ENTRIES PROVIDED
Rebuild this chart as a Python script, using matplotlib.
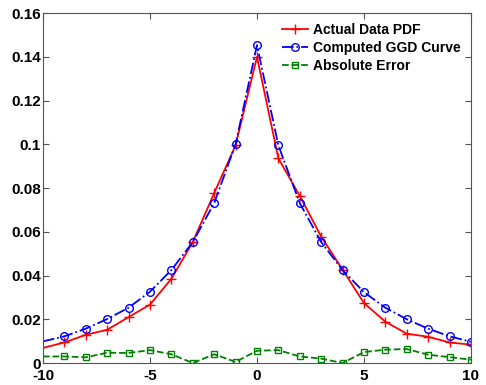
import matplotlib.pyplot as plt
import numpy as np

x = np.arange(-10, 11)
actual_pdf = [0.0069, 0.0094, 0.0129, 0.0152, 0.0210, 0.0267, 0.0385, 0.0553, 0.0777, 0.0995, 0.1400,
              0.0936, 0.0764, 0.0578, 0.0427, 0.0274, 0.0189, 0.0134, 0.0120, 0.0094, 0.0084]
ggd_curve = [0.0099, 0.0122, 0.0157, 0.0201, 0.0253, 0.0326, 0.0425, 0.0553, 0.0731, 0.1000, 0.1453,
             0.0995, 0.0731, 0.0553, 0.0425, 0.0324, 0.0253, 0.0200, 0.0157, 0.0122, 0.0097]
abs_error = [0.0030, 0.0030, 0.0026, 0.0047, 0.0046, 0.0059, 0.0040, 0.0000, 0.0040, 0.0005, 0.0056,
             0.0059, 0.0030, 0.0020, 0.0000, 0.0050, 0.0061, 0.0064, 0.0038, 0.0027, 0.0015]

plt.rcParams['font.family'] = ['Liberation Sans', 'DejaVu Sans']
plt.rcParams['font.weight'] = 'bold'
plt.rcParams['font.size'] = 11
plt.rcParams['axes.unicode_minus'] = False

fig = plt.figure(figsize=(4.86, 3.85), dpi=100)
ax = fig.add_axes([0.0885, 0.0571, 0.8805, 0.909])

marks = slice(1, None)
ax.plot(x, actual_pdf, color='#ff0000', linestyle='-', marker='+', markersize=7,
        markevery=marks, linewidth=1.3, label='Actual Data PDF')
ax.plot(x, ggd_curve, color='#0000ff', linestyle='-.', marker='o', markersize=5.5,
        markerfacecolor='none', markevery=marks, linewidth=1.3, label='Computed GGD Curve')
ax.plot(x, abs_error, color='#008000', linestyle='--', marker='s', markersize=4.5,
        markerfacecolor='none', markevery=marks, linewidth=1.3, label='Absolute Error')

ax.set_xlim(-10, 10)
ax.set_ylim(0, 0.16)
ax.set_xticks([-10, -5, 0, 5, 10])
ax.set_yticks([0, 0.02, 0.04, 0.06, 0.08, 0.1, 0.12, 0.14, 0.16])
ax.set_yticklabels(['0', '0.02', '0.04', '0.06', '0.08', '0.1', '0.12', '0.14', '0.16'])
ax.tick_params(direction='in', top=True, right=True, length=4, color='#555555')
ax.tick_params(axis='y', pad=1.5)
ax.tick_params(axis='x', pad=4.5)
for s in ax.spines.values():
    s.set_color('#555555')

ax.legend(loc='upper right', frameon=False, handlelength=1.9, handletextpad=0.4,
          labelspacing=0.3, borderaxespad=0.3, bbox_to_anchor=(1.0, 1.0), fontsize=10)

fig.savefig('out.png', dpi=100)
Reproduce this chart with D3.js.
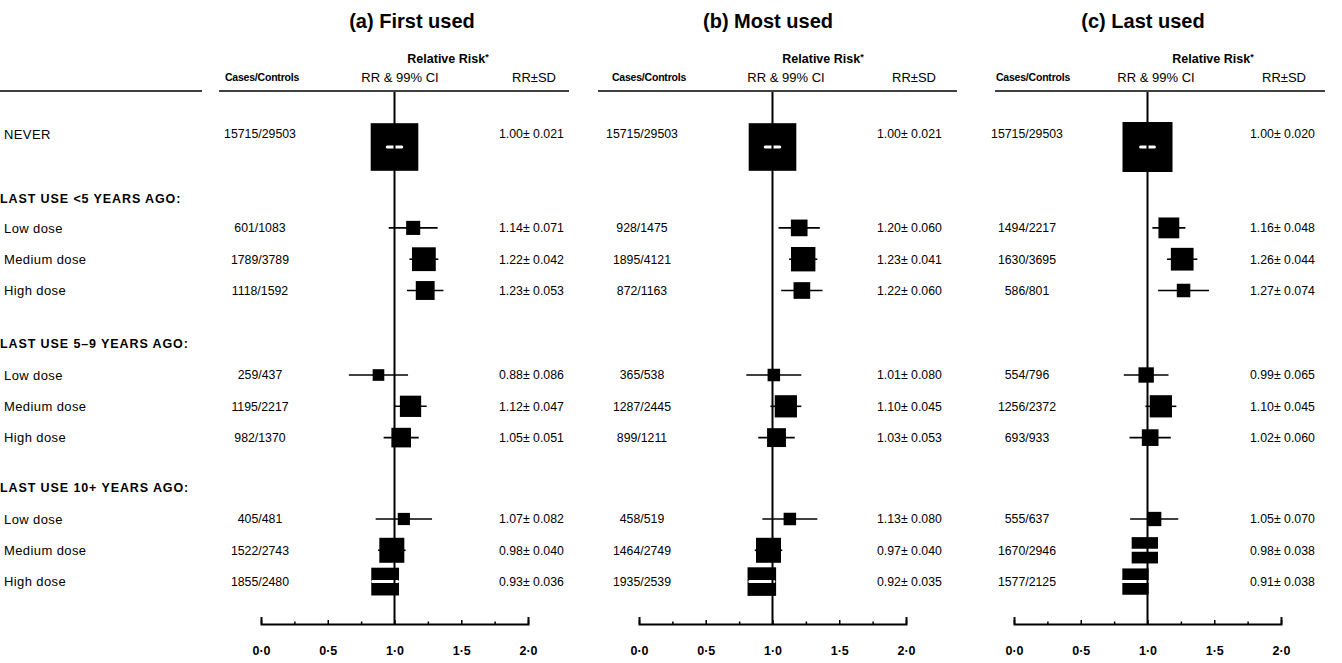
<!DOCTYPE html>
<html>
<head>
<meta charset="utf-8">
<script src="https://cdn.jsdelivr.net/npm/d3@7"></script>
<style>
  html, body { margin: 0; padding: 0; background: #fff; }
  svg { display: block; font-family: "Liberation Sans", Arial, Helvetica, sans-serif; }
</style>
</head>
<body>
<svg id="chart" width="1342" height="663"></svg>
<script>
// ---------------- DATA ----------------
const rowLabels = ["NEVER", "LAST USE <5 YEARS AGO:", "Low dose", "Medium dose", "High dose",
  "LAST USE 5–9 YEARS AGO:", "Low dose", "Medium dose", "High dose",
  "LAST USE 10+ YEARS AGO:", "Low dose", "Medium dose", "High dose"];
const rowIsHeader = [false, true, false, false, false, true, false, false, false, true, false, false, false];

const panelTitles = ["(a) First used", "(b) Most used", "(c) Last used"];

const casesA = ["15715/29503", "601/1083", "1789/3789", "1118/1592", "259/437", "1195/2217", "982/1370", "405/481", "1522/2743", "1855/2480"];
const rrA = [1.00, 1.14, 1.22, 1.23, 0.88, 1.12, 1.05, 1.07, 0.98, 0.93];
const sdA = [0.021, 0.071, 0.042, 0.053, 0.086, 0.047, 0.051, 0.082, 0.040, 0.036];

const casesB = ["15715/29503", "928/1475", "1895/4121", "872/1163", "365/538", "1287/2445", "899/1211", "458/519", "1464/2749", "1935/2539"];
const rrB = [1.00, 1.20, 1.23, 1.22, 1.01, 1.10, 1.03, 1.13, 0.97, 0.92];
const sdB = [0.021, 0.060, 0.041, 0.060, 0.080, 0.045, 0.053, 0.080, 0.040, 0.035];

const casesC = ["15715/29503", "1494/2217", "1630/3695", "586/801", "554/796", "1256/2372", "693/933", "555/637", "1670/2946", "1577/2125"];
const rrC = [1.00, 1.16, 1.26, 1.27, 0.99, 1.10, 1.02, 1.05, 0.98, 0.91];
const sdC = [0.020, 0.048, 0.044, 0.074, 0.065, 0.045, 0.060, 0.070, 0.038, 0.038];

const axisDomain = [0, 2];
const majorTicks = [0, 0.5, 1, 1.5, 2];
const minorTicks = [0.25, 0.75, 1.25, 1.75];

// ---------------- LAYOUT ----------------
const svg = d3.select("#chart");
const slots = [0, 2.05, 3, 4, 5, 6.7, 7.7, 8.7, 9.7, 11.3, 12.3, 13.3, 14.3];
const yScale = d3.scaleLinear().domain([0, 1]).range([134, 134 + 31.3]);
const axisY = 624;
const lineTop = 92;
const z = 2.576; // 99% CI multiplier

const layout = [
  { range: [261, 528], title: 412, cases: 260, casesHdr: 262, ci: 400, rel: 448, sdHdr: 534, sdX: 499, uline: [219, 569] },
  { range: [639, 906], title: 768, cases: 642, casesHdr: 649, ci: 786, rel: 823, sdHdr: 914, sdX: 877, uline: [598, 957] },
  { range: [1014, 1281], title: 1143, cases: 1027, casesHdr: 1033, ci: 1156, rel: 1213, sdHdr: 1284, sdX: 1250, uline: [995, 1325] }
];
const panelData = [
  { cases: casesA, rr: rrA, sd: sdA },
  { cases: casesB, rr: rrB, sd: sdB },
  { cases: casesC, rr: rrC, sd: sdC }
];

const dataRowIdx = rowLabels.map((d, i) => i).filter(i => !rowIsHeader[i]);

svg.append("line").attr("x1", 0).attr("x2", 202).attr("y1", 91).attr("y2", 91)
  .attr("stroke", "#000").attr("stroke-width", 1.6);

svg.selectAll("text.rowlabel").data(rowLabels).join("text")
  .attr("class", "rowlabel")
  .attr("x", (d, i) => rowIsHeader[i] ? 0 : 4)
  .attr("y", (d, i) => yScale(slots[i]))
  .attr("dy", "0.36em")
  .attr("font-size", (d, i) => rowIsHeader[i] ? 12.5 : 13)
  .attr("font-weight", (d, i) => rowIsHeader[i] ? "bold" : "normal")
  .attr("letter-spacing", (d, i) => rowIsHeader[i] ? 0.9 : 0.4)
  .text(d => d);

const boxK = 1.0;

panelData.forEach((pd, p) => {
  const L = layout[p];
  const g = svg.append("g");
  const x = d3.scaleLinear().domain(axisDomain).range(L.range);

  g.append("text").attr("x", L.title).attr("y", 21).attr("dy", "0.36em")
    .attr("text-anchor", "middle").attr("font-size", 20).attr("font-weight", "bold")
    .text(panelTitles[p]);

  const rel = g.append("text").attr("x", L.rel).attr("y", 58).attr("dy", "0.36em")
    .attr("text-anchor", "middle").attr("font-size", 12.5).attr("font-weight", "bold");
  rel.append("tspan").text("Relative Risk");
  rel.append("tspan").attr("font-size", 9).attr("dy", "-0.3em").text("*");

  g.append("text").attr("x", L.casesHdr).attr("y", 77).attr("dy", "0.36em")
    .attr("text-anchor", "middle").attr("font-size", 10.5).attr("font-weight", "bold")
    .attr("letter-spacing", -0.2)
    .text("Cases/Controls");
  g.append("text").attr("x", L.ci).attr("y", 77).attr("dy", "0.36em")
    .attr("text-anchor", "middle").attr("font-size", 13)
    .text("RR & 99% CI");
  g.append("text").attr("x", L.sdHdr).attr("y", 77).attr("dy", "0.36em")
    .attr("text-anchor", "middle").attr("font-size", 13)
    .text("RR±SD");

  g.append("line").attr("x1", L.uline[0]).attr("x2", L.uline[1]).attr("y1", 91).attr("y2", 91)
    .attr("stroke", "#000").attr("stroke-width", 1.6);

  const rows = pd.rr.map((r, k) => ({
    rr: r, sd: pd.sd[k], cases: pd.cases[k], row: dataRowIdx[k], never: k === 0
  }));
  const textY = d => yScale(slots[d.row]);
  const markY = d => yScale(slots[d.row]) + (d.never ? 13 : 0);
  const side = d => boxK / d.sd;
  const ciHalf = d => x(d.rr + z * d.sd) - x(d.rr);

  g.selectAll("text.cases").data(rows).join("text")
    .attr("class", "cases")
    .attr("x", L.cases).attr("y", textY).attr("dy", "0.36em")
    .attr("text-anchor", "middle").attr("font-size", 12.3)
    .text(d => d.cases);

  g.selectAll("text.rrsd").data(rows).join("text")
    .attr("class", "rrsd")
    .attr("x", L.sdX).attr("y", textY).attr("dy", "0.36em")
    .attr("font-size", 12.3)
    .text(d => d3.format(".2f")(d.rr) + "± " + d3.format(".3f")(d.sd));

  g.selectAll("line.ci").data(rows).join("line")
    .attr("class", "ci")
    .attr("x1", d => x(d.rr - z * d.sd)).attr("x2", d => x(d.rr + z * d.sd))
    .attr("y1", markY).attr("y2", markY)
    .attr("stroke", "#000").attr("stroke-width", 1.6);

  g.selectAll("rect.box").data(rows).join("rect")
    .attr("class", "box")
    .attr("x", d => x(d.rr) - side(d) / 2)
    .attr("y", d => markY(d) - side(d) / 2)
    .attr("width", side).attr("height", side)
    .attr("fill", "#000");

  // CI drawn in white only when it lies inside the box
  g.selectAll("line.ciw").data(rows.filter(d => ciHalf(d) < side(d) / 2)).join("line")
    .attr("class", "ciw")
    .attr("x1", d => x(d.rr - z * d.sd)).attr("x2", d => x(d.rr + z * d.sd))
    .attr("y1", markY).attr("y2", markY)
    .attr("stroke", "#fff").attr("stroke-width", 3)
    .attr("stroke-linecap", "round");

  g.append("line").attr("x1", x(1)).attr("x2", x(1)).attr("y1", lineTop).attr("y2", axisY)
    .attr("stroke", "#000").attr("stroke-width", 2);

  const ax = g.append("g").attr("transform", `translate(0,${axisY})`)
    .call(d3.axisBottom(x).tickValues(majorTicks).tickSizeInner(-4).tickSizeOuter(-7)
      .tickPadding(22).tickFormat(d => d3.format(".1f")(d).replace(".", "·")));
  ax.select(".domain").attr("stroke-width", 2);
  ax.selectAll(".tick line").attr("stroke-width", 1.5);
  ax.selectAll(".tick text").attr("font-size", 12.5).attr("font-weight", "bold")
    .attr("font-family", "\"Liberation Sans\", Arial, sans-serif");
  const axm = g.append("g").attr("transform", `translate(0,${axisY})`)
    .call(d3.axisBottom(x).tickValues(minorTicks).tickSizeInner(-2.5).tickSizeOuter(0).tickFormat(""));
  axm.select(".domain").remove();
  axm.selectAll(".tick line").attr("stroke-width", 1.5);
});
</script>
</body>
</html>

PROBLEM DETAILS
Above are some entries; copy exactly the lines from the line with "Reproduce this chart with D3.js." through the line with "0.082, 0.040, 0.036];", both included, but none of the pictures.

OUTPUT OF THE TASK
Reproduce this chart with D3.js.
<!DOCTYPE html>
<html>
<head>
<meta charset="utf-8">
<script src="https://cdn.jsdelivr.net/npm/d3@7"></script>
<style>
  html, body { margin: 0; padding: 0; background: #fff; }
  svg { display: block; font-family: "Liberation Sans", Arial, Helvetica, sans-serif; }
</style>
</head>
<body>
<svg id="chart" width="1342" height="663"></svg>
<script>
// ---------------- DATA ----------------
const rowLabels = ["NEVER", "LAST USE <5 YEARS AGO:", "Low dose", "Medium dose", "High dose",
  "LAST USE 5–9 YEARS AGO:", "Low dose", "Medium dose", "High dose",
  "LAST USE 10+ YEARS AGO:", "Low dose", "Medium dose", "High dose"];
const rowIsHeader = [false, true, false, false, false, true, false, false, false, true, false, false, false];

const panelTitles = ["(a) First used", "(b) Most used", "(c) Last used"];

const casesA = ["15715/29503", "601/1083", "1789/3789", "1118/1592", "259/437", "1195/2217", "982/1370", "405/481", "1522/2743", "1855/2480"];
const rrA = [1.00, 1.14, 1.22, 1.23, 0.88, 1.12, 1.05, 1.07, 0.98, 0.93];
const sdA = [0.021, 0.071, 0.042, 0.053, 0.086, 0.047, 0.051, 0.082, 0.040, 0.036];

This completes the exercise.